**PROVIDED DATA:**
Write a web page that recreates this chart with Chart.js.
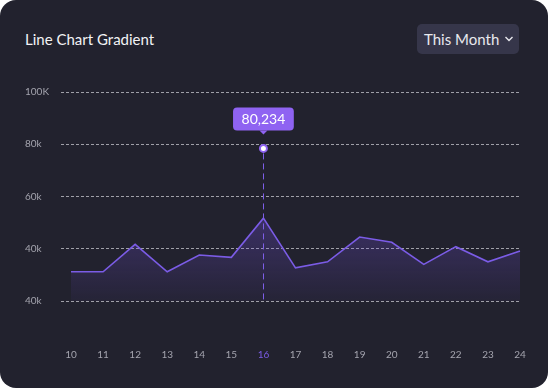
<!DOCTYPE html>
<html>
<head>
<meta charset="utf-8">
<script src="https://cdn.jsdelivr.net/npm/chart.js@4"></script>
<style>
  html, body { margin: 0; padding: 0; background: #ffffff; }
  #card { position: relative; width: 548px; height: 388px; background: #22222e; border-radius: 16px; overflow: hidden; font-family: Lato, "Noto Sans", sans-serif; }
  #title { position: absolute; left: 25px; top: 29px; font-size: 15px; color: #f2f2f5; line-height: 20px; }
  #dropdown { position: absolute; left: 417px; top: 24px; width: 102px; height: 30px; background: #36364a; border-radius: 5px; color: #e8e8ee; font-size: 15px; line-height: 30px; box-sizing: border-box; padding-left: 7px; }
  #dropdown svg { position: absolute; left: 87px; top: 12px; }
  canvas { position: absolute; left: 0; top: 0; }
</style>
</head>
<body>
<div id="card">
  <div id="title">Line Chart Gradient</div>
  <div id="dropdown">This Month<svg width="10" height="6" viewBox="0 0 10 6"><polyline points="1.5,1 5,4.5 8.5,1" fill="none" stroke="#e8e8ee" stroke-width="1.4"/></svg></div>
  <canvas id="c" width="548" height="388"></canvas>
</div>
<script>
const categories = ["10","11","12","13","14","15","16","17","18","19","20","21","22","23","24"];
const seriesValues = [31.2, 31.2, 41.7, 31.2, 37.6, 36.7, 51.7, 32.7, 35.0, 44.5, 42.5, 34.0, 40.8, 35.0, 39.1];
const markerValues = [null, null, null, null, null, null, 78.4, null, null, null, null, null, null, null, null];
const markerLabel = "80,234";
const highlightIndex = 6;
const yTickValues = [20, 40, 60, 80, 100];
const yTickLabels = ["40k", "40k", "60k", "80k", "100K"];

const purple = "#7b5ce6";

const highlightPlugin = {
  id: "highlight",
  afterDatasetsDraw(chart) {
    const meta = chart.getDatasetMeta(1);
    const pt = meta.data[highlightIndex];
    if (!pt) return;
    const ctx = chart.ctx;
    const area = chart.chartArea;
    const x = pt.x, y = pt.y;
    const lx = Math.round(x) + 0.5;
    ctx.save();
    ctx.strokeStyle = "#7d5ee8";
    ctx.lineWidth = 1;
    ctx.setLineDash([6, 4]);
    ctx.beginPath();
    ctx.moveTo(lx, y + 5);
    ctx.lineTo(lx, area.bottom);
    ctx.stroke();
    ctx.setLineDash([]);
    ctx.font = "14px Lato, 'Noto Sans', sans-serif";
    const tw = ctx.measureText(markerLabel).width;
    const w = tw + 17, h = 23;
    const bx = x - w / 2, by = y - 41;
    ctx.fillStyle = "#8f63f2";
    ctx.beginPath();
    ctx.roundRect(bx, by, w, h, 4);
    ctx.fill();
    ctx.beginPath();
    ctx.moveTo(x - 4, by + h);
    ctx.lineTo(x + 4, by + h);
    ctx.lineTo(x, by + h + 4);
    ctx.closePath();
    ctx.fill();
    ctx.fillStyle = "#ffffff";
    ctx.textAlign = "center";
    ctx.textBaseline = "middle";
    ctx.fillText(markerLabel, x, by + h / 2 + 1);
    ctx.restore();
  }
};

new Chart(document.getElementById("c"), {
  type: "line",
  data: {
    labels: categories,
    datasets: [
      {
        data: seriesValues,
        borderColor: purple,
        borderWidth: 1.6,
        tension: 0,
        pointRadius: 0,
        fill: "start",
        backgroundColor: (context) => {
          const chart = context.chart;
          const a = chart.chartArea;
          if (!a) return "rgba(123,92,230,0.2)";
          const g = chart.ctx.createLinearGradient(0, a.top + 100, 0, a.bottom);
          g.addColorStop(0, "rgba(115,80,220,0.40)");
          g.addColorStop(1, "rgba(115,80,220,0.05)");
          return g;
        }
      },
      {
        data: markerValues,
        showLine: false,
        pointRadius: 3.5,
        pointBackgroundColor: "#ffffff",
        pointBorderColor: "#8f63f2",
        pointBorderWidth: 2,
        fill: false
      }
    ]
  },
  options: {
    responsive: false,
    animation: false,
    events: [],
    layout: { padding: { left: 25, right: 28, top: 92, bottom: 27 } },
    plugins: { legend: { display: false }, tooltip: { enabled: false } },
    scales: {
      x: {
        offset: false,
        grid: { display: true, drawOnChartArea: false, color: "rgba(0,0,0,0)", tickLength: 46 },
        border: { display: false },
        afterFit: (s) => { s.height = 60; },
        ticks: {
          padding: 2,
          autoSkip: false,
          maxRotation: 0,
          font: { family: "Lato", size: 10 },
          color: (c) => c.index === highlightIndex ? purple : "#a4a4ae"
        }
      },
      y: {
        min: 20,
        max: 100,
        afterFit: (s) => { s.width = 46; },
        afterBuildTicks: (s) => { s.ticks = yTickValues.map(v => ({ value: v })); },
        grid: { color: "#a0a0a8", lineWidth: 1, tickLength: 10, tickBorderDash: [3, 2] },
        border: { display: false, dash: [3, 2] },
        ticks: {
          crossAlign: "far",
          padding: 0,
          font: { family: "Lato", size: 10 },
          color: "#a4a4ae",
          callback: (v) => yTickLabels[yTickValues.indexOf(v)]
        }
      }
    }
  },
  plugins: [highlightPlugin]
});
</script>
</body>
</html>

**WRITTEN INSTRUCTION:**
Output the data above without changes, apart from leaving out the pictures.

**ANSWER FOR THIS EXERCISE:**
Write a web page that recreates this chart with Chart.js.
<!DOCTYPE html>
<html>
<head>
<meta charset="utf-8">
<script src="https://cdn.jsdelivr.net/npm/chart.js@4"></script>
<style>
  html, body { margin: 0; padding: 0; background: #ffffff; }
  #card { position: relative; width: 548px; height: 388px; background: #22222e; border-radius: 16px; overflow: hidden; font-family: Lato, "Noto Sans", sans-serif; }
  #title { position: absolute; left: 25px; top: 29px; font-size: 15px; color: #f2f2f5; line-height: 20px; }
  #dropdown { position: absolute; left: 417px; top: 24px; width: 102px; height: 30px; background: #36364a; border-radius: 5px; color: #e8e8ee; font-size: 15px; line-height: 30px; box-sizing: border-box; padding-left: 7px; }
  #dropdown svg { position: absolute; left: 87px; top: 12px; }
  canvas { position: absolute; left: 0; top: 0; }
</style>
</head>
<body>
<div id="card">
  <div id="title">Line Chart Gradient</div>
  <div id="dropdown">This Month<svg width="10" height="6" viewBox="0 0 10 6"><polyline points="1.5,1 5,4.5 8.5,1" fill="none" stroke="#e8e8ee" stroke-width="1.4"/></svg></div>
  <canvas id="c" width="548" height="388"></canvas>
</div>
<script>
const categories = ["10","11","12","13","14","15","16","17","18","19","20","21","22","23","24"];
const seriesValues = [31.2, 31.2, 41.7, 31.2, 37.6, 36.7, 51.7, 32.7, 35.0, 44.5, 42.5, 34.0, 40.8, 35.0, 39.1];
const markerValues = [null, null, null, null, null, null, 78.4, null, null, null, null, null, null, null, null];
const markerLabel = "80,234";
const highlightIndex = 6;
const yTickValues = [20, 40, 60, 80, 100];
const yTickLabels = ["40k", "40k", "60k", "80k", "100K"];

const purple = "#7b5ce6";

const highlightPlugin = {
  id: "highlight",
  afterDatasetsDraw(chart) {
    const meta = chart.getDatasetMeta(1);
    const pt = meta.data[highlightIndex];
    if (!pt) return;
    const ctx = chart.ctx;
    const area = chart.chartArea;
    const x = pt.x, y = pt.y;
    const lx = Math.round(x) + 0.5;
    ctx.save();
    ctx.strokeStyle = "#7d5ee8";
    ctx.lineWidth = 1;
    ctx.setLineDash([6, 4]);
    ctx.beginPath();
    ctx.moveTo(lx, y + 5);
    ctx.lineTo(lx, area.bottom);
    ctx.stroke();
    ctx.setLineDash([]);
    ctx.font = "14px Lato, 'Noto Sans', sans-serif";
    const tw = ctx.measureText(markerLabel).width;
    const w = tw + 17, h = 23;
    const bx = x - w / 2, by = y - 41;
    ctx.fillStyle = "#8f63f2";
    ctx.beginPath();
    ctx.roundRect(bx, by, w, h, 4);
    ctx.fill();
    ctx.beginPath();
    ctx.moveTo(x - 4, by + h);
    ctx.lineTo(x + 4, by + h);
    ctx.lineTo(x, by + h + 4);
    ctx.closePath();
    ctx.fill();
    ctx.fillStyle = "#ffffff";
    ctx.textAlign = "center";
    ctx.textBaseline = "middle";
    ctx.fillText(markerLabel, x, by + h / 2 + 1);
    ctx.restore();
  }
};

new Chart(document.getElementById("c"), {
  type: "line",
  data: {
    labels: categories,
    datasets: [
      {
        data: seriesValues,
        borderColor: purple,
        borderWidth: 1.6,
        tension: 0,
        pointRadius: 0,
        fill: "start",
        backgroundColor: (context) => {
          const chart = context.chart;
          const a = chart.chartArea;
          if (!a) return "rgba(123,92,230,0.2)";
          const g = chart.ctx.createLinearGradient(0, a.top + 100, 0, a.bottom);
          g.addColorStop(0, "rgba(115,80,220,0.40)");
          g.addColorStop(1, "rgba(115,80,220,0.05)");
          return g;
        }
      },
      {
        data: markerValues,
        showLine: false,
        pointRadius: 3.5,
        pointBackgroundColor: "#ffffff",
        pointBorderColor: "#8f63f2",
        pointBorderWidth: 2,
        fill: false
      }
    ]
  },
  options: {
    responsive: false,
    animation: false,
    events: [],
    layout: { padding: { left: 25, right: 28, top: 92, bottom: 27 } },
    plugins: { legend: { display: false }, tooltip: { enabled: false } },
    scales: {
      x: {
        offset: false,
        grid: { display: true, drawOnChartArea: false, color: "rgba(0,0,0,0)", tickLength: 46 },
        border: { display: false },
        afterFit: (s) => { s.height = 60; },
        ticks: {
          padding: 2,
          autoSkip: false,
          maxRotation: 0,
          font: { family: "Lato", size: 10 },
          color: (c) => c.index === highlightIndex ? purple : "#a4a4ae"
        }
      },
      y: {
        min: 20,
        max: 100,
        afterFit: (s) => { s.width = 46; },
        afterBuildTicks: (s) => { s.ticks = yTickValues.map(v => ({ value: v })); },
        grid: { color: "#a0a0a8", lineWidth: 1, tickLength: 10, tickBorderDash: [3, 2] },
        border: { display: false, dash: [3, 2] },
        ticks: {
          crossAlign: "far",
          padding: 0,
          font: { family: "Lato", size: 10 },
          color: "#a4a4ae",
          callback: (v) => yTickLabels[yTickValues.indexOf(v)]
        }
      }
    }
  },
  plugins: [highlightPlugin]
});
</script>
</body>
</html>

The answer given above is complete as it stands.